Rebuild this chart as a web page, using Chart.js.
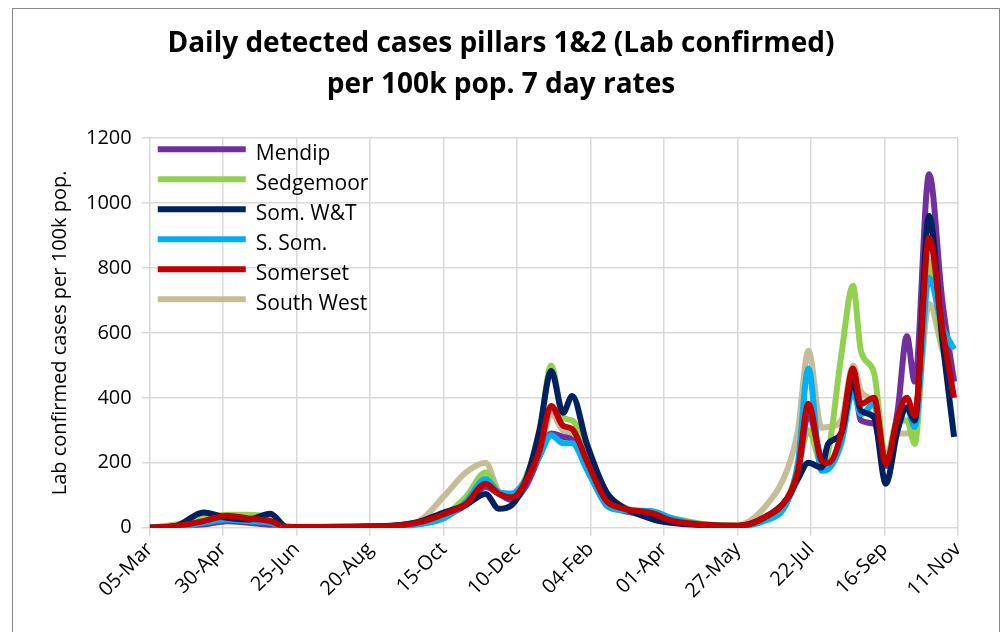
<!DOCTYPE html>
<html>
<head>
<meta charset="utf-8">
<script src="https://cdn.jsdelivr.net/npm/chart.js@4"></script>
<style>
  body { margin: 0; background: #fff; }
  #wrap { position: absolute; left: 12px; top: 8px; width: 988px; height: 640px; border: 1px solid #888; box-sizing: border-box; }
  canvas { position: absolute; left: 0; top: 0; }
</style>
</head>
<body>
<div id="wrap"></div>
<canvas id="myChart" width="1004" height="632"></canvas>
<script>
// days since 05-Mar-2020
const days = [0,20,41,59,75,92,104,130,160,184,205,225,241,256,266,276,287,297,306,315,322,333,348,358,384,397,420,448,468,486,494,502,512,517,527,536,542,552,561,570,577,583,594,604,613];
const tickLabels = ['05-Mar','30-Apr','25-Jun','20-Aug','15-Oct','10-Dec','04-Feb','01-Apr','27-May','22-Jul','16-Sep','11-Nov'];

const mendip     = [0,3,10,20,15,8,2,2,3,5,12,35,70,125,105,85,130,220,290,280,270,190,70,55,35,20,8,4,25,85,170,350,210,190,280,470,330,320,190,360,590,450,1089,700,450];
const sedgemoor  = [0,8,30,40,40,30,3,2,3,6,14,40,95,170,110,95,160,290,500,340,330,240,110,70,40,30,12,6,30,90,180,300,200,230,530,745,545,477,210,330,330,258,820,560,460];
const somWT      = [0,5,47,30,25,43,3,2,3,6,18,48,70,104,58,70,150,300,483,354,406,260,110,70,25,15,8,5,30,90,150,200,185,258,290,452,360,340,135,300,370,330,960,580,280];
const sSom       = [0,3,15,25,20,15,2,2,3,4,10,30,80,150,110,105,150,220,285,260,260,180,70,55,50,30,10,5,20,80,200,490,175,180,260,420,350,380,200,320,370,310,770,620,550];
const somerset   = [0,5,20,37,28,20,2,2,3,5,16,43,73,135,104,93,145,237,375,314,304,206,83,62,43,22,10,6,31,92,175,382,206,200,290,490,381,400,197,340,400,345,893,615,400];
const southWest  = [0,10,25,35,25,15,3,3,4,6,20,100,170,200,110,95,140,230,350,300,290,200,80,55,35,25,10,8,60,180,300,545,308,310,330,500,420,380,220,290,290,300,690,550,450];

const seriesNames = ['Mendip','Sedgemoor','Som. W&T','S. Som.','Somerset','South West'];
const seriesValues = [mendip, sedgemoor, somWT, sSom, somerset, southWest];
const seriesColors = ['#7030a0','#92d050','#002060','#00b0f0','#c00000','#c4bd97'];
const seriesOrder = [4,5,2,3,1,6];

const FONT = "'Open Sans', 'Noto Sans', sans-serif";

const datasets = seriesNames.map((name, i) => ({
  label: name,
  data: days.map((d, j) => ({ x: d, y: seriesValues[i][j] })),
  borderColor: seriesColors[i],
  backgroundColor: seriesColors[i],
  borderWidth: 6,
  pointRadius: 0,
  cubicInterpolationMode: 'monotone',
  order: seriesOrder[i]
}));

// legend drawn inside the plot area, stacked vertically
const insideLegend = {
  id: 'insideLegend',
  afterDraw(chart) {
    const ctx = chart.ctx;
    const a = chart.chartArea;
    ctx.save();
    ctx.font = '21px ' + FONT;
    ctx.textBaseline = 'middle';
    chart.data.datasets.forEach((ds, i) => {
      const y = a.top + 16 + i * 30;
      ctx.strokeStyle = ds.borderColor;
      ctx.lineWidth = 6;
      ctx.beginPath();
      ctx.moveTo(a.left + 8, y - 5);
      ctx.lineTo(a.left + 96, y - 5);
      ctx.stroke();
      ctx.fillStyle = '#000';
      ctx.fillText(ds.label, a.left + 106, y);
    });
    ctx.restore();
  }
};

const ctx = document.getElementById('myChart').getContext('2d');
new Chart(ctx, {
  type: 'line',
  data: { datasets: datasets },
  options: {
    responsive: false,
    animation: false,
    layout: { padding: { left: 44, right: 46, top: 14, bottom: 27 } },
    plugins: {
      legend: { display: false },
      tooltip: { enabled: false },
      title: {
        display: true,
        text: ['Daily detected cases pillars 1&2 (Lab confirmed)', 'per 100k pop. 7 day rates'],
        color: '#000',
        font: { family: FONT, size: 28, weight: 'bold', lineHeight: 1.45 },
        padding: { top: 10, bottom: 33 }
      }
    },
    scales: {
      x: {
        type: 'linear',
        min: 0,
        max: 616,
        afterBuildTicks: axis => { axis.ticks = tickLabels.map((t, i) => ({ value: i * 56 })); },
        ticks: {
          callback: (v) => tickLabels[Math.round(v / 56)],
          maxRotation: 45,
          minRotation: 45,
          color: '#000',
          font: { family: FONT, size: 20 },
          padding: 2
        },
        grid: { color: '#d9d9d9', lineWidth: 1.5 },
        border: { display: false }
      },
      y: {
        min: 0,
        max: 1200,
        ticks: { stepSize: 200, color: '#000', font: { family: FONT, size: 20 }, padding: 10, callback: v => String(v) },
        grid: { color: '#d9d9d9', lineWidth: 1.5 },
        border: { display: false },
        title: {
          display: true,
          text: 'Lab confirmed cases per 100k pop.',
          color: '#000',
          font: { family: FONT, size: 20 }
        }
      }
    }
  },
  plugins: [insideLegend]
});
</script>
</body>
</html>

---

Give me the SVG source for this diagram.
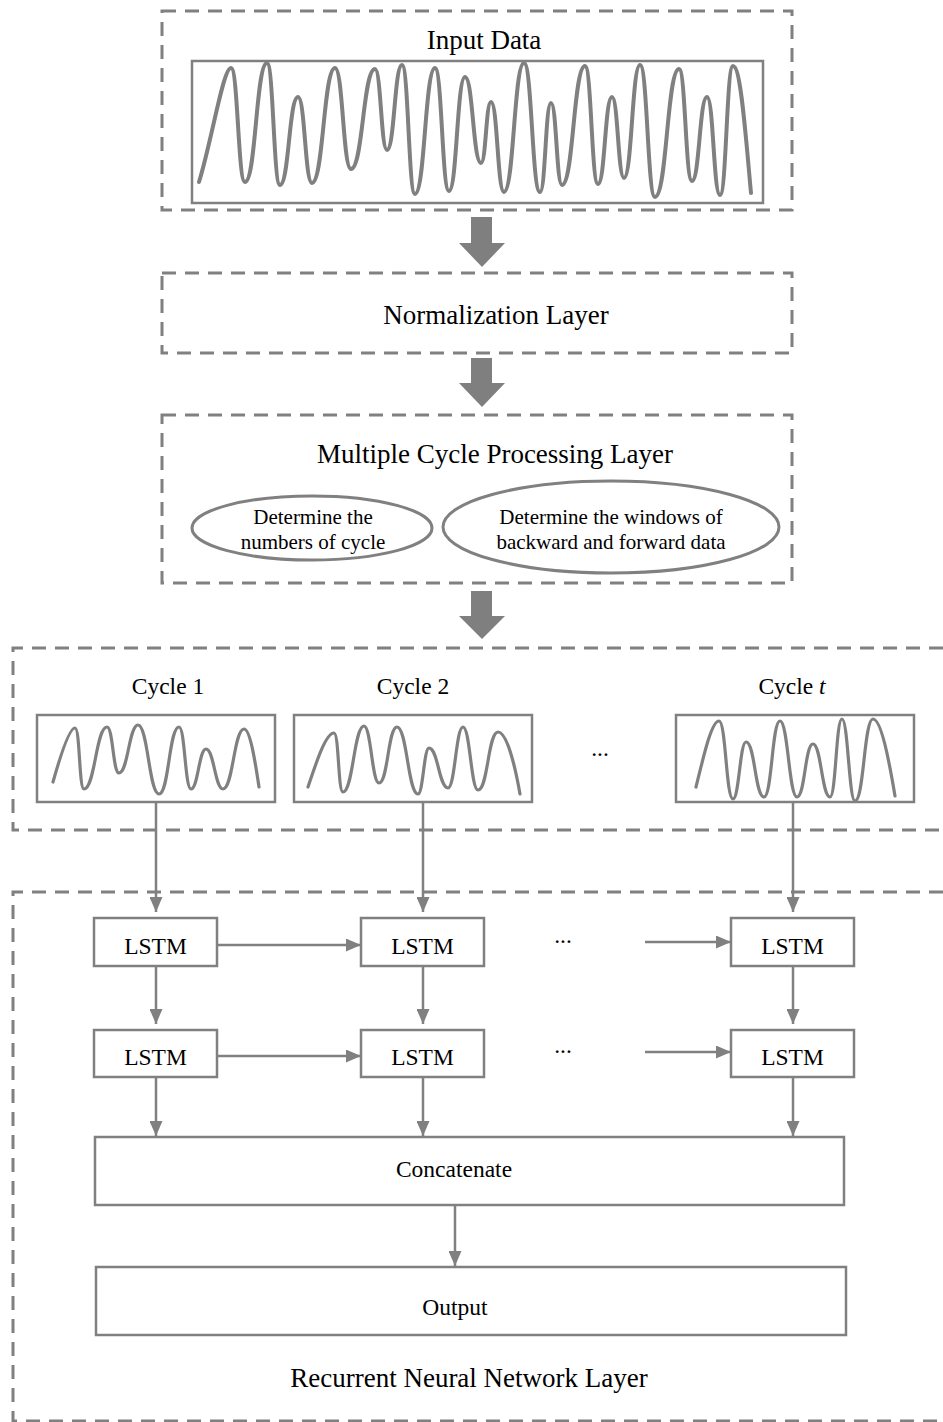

--

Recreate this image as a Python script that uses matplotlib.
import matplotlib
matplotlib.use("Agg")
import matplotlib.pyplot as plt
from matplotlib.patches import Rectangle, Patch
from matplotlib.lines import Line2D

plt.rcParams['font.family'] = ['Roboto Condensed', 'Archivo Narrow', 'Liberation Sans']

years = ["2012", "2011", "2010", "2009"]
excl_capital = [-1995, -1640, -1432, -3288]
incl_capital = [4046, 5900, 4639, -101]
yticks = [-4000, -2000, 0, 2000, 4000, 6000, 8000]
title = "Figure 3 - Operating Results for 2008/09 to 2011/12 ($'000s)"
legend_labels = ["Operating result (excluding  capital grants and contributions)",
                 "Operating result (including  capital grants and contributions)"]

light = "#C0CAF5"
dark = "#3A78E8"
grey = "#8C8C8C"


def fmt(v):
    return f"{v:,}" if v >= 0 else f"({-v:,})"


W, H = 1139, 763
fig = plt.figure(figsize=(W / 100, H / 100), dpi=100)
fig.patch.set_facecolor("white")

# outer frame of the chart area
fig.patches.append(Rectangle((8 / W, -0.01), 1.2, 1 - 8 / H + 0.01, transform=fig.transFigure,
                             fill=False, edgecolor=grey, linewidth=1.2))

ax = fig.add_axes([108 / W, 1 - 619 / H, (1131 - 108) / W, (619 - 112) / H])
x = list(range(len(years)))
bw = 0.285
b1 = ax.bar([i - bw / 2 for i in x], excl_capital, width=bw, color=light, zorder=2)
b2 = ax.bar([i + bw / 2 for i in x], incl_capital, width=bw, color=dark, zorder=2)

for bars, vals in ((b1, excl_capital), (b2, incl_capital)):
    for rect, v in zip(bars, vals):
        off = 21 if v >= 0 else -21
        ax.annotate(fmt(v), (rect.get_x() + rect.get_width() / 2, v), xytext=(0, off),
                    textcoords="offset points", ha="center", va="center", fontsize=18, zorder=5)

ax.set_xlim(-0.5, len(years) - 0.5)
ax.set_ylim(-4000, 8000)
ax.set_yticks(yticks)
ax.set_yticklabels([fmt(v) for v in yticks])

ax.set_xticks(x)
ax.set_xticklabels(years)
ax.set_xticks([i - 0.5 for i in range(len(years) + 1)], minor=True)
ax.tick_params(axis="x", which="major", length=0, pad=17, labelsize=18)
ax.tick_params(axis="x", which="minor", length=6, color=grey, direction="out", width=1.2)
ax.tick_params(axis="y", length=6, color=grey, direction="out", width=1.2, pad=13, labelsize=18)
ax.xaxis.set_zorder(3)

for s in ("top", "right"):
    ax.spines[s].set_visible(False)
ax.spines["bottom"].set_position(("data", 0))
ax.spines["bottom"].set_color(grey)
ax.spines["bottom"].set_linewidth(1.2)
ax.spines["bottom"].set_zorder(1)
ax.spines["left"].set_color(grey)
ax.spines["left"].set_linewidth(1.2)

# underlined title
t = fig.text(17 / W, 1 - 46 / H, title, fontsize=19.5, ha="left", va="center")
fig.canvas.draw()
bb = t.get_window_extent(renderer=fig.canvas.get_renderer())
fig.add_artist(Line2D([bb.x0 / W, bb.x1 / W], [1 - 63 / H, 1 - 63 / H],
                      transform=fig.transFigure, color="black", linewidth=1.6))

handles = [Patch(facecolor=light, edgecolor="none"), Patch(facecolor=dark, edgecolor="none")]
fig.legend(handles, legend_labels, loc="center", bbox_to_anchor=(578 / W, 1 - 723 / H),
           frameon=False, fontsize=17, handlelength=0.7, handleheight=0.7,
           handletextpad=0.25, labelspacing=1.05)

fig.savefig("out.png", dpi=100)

#### [DESCRIPTION OF THE TASK]
Within the material above, transcribe exactly the lines that run from the line holding "Recreate this image" through the line holding "ax.xaxis.set_zorder(3)".

#### [RESULT OF THE EXERCISE]
Recreate this image as a Python script that uses matplotlib.
import matplotlib
matplotlib.use("Agg")
import matplotlib.pyplot as plt
from matplotlib.patches import Rectangle, Patch
from matplotlib.lines import Line2D

plt.rcParams['font.family'] = ['Roboto Condensed', 'Archivo Narrow', 'Liberation Sans']

years = ["2012", "2011", "2010", "2009"]
excl_capital = [-1995, -1640, -1432, -3288]
incl_capital = [4046, 5900, 4639, -101]
yticks = [-4000, -2000, 0, 2000, 4000, 6000, 8000]
title = "Figure 3 - Operating Results for 2008/09 to 2011/12 ($'000s)"
legend_labels = ["Operating result (excluding  capital grants and contributions)",
                 "Operating result (including  capital grants and contributions)"]

light = "#C0CAF5"
dark = "#3A78E8"
grey = "#8C8C8C"


def fmt(v):
    return f"{v:,}" if v >= 0 else f"({-v:,})"


W, H = 1139, 763
fig = plt.figure(figsize=(W / 100, H / 100), dpi=100)
fig.patch.set_facecolor("white")

# outer frame of the chart area
fig.patches.append(Rectangle((8 / W, -0.01), 1.2, 1 - 8 / H + 0.01, transform=fig.transFigure,
                             fill=False, edgecolor=grey, linewidth=1.2))

ax = fig.add_axes([108 / W, 1 - 619 / H, (1131 - 108) / W, (619 - 112) / H])
x = list(range(len(years)))
bw = 0.285
b1 = ax.bar([i - bw / 2 for i in x], excl_capital, width=bw, color=light, zorder=2)
b2 = ax.bar([i + bw / 2 for i in x], incl_capital, width=bw, color=dark, zorder=2)

for bars, vals in ((b1, excl_capital), (b2, incl_capital)):
    for rect, v in zip(bars, vals):
        off = 21 if v >= 0 else -21
        ax.annotate(fmt(v), (rect.get_x() + rect.get_width() / 2, v), xytext=(0, off),
                    textcoords="offset points", ha="center", va="center", fontsize=18, zorder=5)

ax.set_xlim(-0.5, len(years) - 0.5)
ax.set_ylim(-4000, 8000)
ax.set_yticks(yticks)
ax.set_yticklabels([fmt(v) for v in yticks])

ax.set_xticks(x)
ax.set_xticklabels(years)
ax.set_xticks([i - 0.5 for i in range(len(years) + 1)], minor=True)
ax.tick_params(axis="x", which="major", length=0, pad=17, labelsize=18)
ax.tick_params(axis="x", which="minor", length=6, color=grey, direction="out", width=1.2)
ax.tick_params(axis="y", length=6, color=grey, direction="out", width=1.2, pad=13, labelsize=18)
ax.xaxis.set_zorder(3)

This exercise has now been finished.